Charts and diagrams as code

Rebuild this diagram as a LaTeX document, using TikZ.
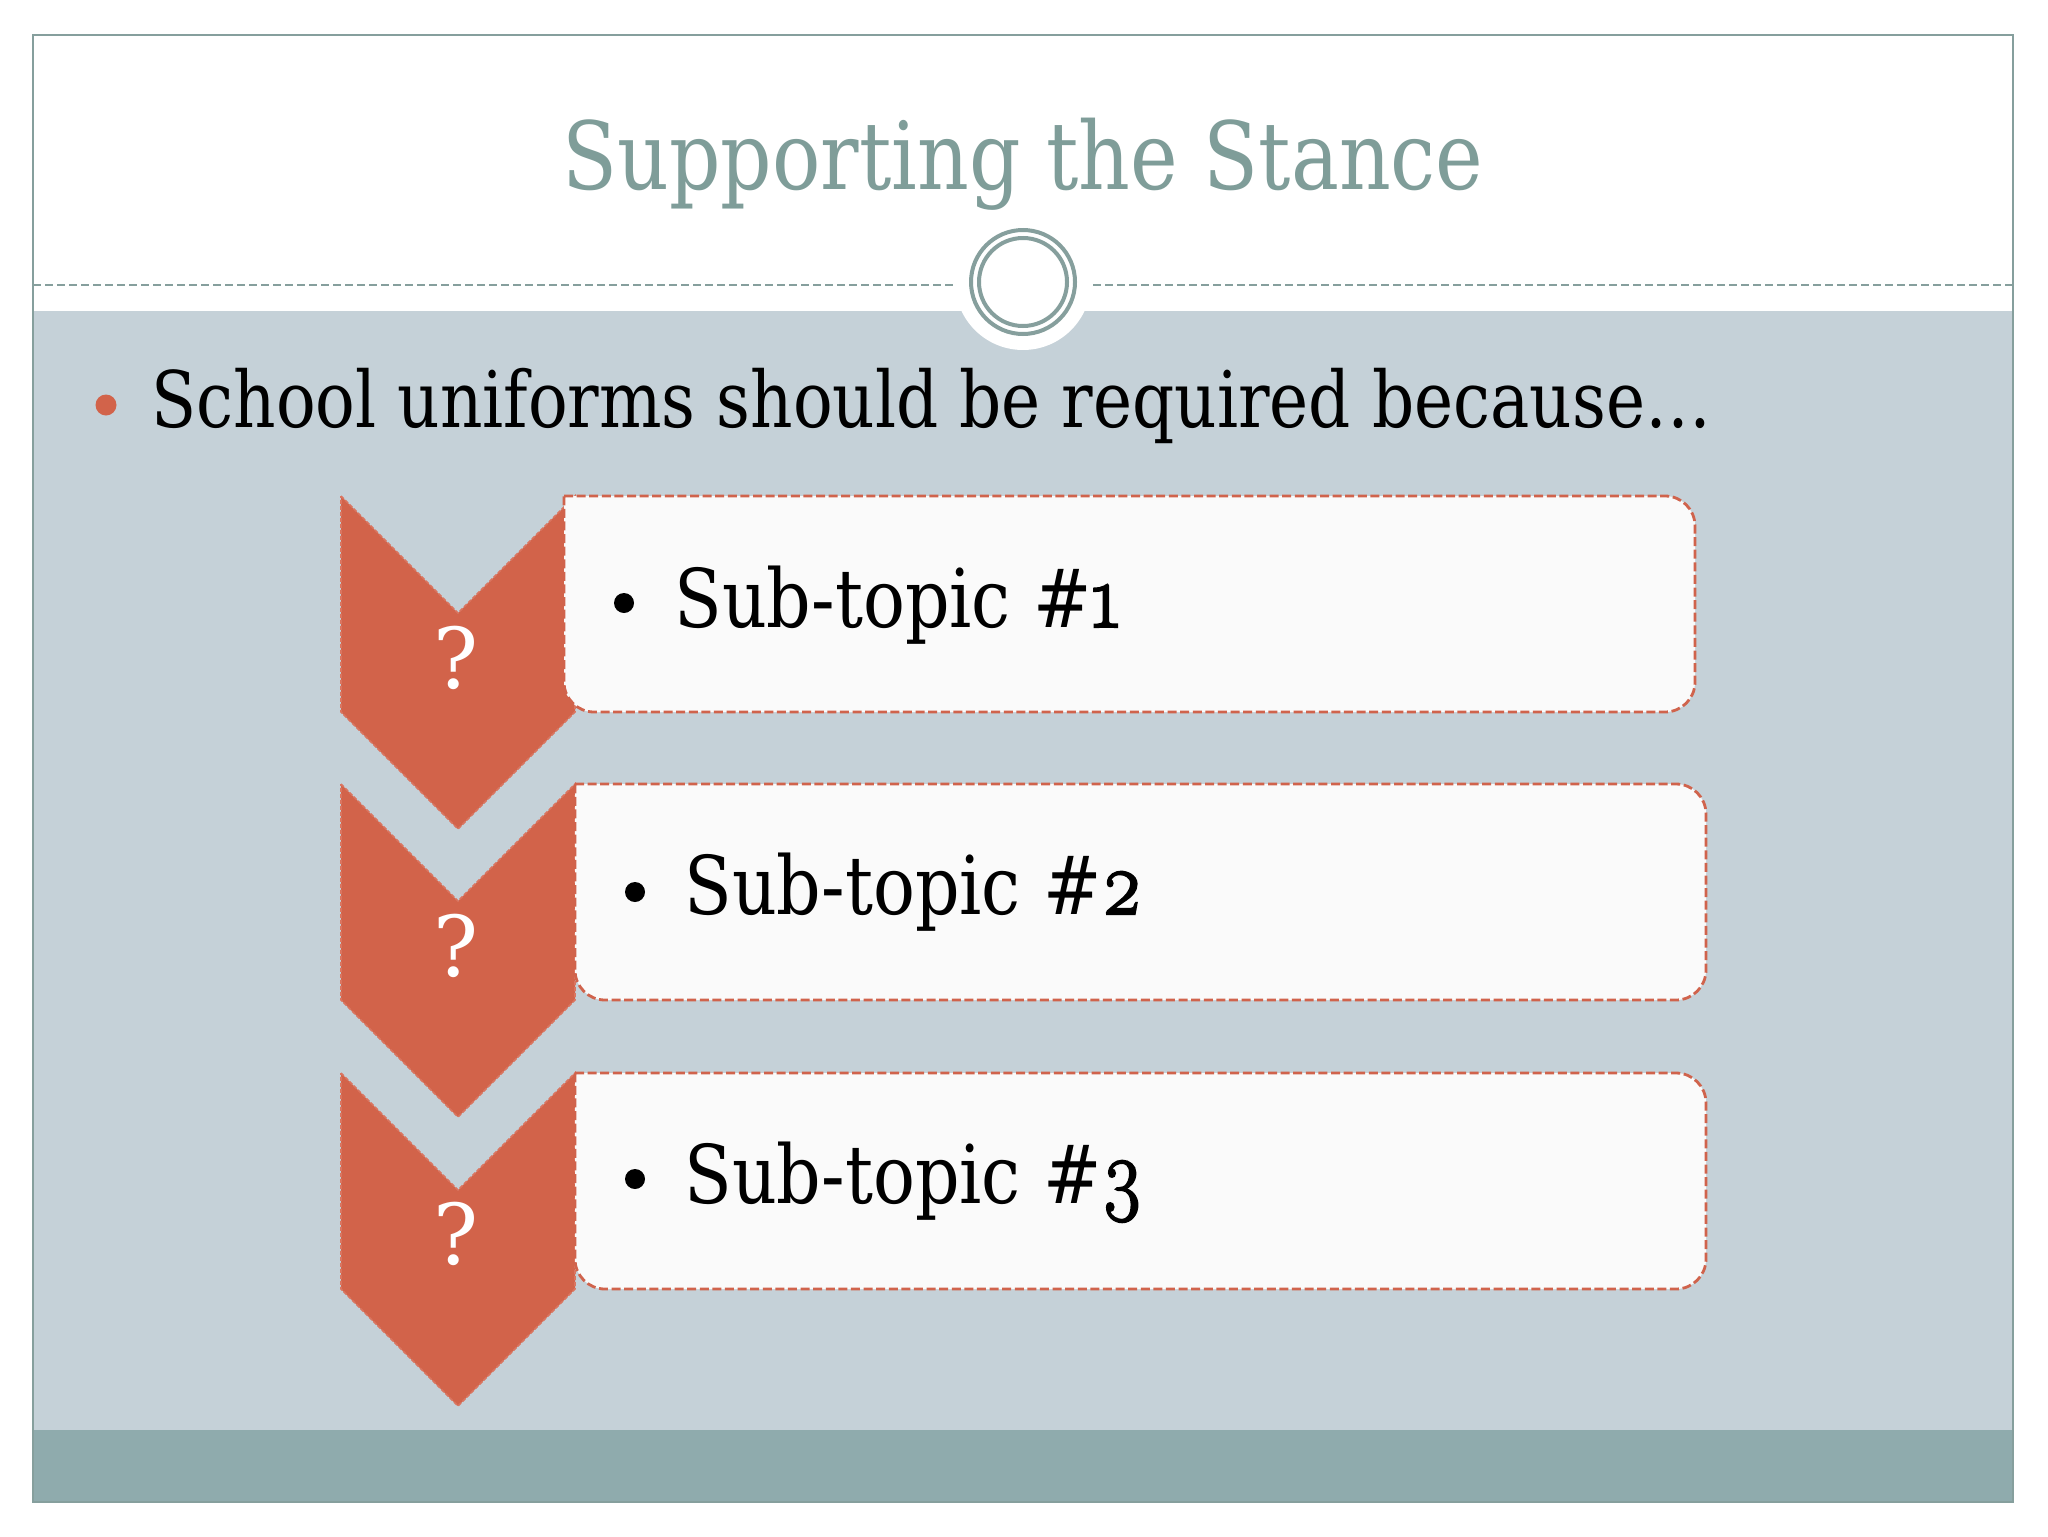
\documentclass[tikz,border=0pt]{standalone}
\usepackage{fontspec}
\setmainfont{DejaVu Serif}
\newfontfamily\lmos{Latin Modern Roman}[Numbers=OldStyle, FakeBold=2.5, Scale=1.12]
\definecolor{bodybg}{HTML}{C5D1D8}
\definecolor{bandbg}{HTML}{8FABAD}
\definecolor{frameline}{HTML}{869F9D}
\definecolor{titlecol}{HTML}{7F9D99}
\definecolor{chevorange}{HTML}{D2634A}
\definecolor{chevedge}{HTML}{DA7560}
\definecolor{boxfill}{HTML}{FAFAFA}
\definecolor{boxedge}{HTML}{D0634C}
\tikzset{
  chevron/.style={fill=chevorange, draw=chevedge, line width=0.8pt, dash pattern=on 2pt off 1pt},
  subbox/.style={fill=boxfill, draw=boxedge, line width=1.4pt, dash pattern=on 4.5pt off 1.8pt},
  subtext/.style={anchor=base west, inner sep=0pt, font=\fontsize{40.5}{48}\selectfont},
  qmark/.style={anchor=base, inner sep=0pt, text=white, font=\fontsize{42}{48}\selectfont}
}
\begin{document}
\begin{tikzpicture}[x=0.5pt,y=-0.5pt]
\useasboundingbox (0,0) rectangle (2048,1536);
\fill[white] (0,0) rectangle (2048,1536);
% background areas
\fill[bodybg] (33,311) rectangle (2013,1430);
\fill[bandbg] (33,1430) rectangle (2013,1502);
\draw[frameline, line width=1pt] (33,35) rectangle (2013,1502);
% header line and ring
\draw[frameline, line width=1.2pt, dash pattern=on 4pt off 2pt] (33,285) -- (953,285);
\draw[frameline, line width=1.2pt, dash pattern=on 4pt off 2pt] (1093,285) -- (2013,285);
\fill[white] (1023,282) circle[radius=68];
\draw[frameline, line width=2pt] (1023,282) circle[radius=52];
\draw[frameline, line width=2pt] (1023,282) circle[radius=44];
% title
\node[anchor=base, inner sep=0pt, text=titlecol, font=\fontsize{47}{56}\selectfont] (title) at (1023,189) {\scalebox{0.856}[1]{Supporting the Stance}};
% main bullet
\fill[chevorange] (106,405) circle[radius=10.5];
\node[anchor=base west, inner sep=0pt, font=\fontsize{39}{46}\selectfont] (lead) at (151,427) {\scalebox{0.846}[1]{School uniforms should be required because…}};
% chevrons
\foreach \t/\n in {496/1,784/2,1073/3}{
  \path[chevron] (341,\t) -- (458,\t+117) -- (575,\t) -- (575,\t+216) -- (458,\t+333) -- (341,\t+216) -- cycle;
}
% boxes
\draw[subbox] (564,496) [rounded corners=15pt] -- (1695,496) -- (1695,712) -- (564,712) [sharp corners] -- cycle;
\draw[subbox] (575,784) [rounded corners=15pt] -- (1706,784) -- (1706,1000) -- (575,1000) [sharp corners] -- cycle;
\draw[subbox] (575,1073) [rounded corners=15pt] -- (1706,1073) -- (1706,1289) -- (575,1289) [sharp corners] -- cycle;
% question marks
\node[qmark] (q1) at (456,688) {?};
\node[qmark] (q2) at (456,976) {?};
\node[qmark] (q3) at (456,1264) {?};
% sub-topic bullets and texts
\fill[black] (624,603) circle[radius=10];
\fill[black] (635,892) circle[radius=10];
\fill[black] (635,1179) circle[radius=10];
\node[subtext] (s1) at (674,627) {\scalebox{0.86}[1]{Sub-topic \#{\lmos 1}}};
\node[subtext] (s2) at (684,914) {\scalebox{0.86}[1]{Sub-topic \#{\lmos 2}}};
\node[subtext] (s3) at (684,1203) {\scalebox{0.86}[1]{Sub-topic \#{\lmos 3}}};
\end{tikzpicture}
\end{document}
* * *
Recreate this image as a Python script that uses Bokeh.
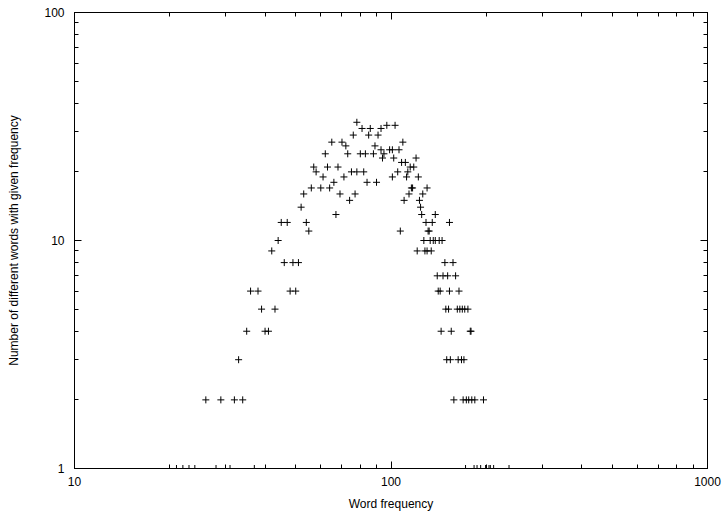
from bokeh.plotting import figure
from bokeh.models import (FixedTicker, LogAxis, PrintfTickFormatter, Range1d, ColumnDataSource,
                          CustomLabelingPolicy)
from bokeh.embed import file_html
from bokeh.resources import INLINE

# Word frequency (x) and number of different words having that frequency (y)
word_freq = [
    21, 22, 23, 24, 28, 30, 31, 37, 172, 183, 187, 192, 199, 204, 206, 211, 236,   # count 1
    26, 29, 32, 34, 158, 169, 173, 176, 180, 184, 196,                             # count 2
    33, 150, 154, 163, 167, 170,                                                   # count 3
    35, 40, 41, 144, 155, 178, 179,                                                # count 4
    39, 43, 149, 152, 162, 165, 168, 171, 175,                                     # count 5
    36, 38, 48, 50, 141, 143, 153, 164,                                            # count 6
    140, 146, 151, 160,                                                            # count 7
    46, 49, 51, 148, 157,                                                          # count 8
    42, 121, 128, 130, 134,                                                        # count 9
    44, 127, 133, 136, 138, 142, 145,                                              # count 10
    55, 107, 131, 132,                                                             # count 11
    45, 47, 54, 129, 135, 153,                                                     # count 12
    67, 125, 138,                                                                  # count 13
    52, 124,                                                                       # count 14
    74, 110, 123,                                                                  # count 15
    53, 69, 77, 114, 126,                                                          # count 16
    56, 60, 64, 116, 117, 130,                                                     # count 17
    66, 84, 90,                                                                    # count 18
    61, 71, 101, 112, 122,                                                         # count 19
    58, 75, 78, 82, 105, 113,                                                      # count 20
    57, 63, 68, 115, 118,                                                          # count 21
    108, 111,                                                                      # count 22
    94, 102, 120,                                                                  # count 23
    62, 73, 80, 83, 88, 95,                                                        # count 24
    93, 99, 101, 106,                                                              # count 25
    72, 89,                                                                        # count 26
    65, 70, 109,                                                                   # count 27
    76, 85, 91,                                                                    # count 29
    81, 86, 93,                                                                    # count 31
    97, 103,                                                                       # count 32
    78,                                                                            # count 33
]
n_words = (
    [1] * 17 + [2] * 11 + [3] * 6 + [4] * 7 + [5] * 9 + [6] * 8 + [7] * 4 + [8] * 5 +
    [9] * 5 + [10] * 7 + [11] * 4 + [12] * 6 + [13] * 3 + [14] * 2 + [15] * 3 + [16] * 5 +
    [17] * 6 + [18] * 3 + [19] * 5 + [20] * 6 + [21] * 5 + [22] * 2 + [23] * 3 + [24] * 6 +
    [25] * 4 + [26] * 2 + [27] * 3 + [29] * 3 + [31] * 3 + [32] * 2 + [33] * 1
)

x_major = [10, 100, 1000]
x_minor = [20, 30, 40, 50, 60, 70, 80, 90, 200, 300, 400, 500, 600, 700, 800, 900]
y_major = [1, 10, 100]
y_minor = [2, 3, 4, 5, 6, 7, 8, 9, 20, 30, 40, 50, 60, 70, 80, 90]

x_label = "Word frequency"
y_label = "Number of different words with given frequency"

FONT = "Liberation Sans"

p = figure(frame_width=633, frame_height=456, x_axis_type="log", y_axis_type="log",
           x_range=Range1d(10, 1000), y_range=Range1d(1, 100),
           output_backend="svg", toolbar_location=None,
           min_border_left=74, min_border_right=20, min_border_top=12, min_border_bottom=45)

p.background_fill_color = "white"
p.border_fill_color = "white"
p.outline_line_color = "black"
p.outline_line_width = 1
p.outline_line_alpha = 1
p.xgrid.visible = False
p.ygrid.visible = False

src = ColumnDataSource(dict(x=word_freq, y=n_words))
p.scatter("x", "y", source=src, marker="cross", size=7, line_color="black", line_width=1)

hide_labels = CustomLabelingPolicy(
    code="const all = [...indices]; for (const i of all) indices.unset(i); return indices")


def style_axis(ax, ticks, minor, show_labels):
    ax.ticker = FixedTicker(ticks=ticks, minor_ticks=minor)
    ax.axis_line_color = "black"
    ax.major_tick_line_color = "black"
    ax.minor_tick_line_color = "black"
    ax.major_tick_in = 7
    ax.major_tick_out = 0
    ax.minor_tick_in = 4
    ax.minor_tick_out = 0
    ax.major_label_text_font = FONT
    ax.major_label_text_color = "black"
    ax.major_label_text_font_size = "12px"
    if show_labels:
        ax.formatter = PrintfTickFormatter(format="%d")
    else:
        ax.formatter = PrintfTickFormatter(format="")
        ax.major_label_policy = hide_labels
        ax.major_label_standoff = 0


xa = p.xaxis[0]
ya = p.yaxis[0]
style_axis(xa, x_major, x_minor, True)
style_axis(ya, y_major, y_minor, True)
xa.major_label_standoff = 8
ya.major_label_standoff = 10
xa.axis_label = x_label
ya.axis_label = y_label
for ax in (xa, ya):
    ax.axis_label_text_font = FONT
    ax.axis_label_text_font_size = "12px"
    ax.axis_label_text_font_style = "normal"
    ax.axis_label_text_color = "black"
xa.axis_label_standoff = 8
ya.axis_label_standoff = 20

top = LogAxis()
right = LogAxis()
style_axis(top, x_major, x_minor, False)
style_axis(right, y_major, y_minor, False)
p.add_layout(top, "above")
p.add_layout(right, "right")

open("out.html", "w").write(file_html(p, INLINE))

Task statement
Take the stretch from the line containing "Recreate this image" through the line containing "from bokeh.resources import INLINE" and reproduce it exactly, both ends included. Omit the pictures.

Full output
Recreate this image as a Python script that uses Bokeh.
from bokeh.plotting import figure
from bokeh.models import (FixedTicker, LogAxis, PrintfTickFormatter, Range1d, ColumnDataSource,
                          CustomLabelingPolicy)
from bokeh.embed import file_html
from bokeh.resources import INLINE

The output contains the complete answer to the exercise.